• _What you will do_
Return only the lines between the line holding "Recreate this image" and the line holding "import pandas as pd", the two boundary lines included, exactly as they appear.

• _Records for this exercise_
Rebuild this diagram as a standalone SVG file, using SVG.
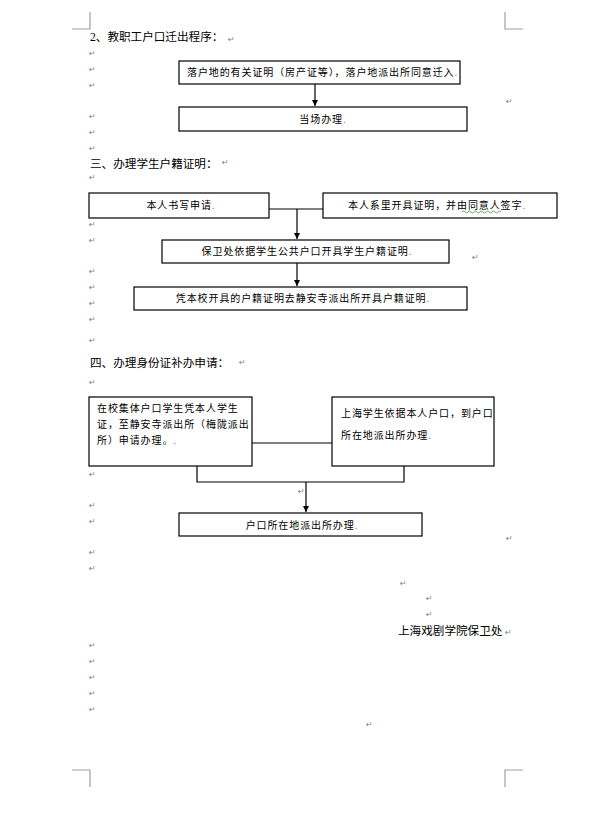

---

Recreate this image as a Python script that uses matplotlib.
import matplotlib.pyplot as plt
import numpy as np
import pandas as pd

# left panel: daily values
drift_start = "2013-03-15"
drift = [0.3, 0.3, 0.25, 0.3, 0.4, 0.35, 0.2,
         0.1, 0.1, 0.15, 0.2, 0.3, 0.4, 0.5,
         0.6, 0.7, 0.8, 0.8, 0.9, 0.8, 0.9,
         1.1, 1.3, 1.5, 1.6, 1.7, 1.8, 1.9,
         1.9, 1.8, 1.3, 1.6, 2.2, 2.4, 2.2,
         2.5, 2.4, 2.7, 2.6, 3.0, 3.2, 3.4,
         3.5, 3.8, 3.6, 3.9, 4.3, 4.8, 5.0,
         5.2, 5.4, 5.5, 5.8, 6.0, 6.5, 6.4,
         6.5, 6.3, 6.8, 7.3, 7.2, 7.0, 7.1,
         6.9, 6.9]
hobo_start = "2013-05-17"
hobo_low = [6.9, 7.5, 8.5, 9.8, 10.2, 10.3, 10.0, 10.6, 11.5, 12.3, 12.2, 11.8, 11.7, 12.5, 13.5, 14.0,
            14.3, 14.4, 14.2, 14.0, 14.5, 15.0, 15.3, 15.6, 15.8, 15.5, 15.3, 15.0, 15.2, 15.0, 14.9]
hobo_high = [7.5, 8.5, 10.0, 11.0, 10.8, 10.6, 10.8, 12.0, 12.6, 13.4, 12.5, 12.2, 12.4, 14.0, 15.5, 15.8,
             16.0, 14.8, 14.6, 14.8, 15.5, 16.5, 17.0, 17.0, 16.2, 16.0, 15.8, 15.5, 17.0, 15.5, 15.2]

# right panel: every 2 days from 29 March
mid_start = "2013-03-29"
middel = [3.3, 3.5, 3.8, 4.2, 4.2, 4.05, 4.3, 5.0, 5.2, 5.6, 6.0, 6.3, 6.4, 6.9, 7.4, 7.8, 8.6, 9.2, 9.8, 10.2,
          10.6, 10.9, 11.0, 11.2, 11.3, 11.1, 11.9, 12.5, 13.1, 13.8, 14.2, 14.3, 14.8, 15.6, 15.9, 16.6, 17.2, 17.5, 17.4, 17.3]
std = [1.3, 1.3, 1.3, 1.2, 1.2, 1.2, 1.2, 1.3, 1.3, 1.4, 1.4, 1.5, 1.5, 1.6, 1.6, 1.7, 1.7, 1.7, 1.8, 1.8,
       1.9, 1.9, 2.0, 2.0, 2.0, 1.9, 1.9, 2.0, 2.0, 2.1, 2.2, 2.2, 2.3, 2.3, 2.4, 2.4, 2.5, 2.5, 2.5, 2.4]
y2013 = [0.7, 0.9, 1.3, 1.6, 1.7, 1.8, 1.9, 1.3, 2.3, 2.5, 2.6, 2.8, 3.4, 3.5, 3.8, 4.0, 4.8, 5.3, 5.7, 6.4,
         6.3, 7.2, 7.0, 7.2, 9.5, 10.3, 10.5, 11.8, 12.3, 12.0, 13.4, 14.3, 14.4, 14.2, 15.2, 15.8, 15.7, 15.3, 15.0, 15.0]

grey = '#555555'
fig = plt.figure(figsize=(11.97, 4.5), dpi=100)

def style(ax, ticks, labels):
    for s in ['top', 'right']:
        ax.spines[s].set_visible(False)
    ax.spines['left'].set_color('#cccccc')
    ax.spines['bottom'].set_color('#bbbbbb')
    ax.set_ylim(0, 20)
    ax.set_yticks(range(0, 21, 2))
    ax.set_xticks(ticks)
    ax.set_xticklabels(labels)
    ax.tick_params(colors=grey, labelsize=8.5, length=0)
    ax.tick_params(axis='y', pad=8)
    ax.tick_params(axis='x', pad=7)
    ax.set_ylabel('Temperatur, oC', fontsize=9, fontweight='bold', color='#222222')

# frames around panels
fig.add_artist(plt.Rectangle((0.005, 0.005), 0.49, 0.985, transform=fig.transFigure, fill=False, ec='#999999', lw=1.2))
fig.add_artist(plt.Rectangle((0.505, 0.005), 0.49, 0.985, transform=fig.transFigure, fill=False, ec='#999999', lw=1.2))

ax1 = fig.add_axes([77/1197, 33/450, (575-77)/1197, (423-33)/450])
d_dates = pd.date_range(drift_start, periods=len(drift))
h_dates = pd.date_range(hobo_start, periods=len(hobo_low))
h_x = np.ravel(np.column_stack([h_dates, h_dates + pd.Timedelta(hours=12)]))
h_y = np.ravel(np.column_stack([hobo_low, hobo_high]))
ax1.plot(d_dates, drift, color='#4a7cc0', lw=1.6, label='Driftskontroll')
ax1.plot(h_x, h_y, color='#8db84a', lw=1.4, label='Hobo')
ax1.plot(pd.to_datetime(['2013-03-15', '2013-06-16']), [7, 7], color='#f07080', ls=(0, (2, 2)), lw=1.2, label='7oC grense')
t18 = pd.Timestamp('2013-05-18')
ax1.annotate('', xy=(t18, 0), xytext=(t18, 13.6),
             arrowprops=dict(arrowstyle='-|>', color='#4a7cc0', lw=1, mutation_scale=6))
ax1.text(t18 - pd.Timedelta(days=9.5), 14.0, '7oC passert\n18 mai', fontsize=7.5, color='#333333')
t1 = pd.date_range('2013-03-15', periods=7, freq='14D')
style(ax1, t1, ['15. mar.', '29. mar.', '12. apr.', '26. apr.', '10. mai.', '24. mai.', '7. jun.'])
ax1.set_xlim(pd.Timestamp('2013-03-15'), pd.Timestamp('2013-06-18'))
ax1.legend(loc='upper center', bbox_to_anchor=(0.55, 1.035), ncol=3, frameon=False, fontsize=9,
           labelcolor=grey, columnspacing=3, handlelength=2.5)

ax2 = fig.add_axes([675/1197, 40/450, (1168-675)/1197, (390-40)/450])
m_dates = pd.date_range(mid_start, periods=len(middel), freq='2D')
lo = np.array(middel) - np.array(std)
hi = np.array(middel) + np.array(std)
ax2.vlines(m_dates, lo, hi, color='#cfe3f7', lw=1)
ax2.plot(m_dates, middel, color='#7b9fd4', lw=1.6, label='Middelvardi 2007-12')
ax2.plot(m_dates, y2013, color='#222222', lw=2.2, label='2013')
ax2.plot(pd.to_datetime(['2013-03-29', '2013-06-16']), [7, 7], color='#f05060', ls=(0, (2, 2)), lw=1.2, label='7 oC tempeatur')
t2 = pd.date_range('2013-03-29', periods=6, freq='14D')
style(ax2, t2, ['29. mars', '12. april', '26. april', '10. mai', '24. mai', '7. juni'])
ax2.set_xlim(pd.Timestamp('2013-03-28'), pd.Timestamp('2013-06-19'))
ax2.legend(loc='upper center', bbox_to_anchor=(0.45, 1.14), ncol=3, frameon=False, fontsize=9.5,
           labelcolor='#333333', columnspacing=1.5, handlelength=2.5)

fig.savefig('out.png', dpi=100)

• _Exercise result_
Recreate this image as a Python script that uses matplotlib.
import matplotlib.pyplot as plt
import numpy as np
import pandas as pd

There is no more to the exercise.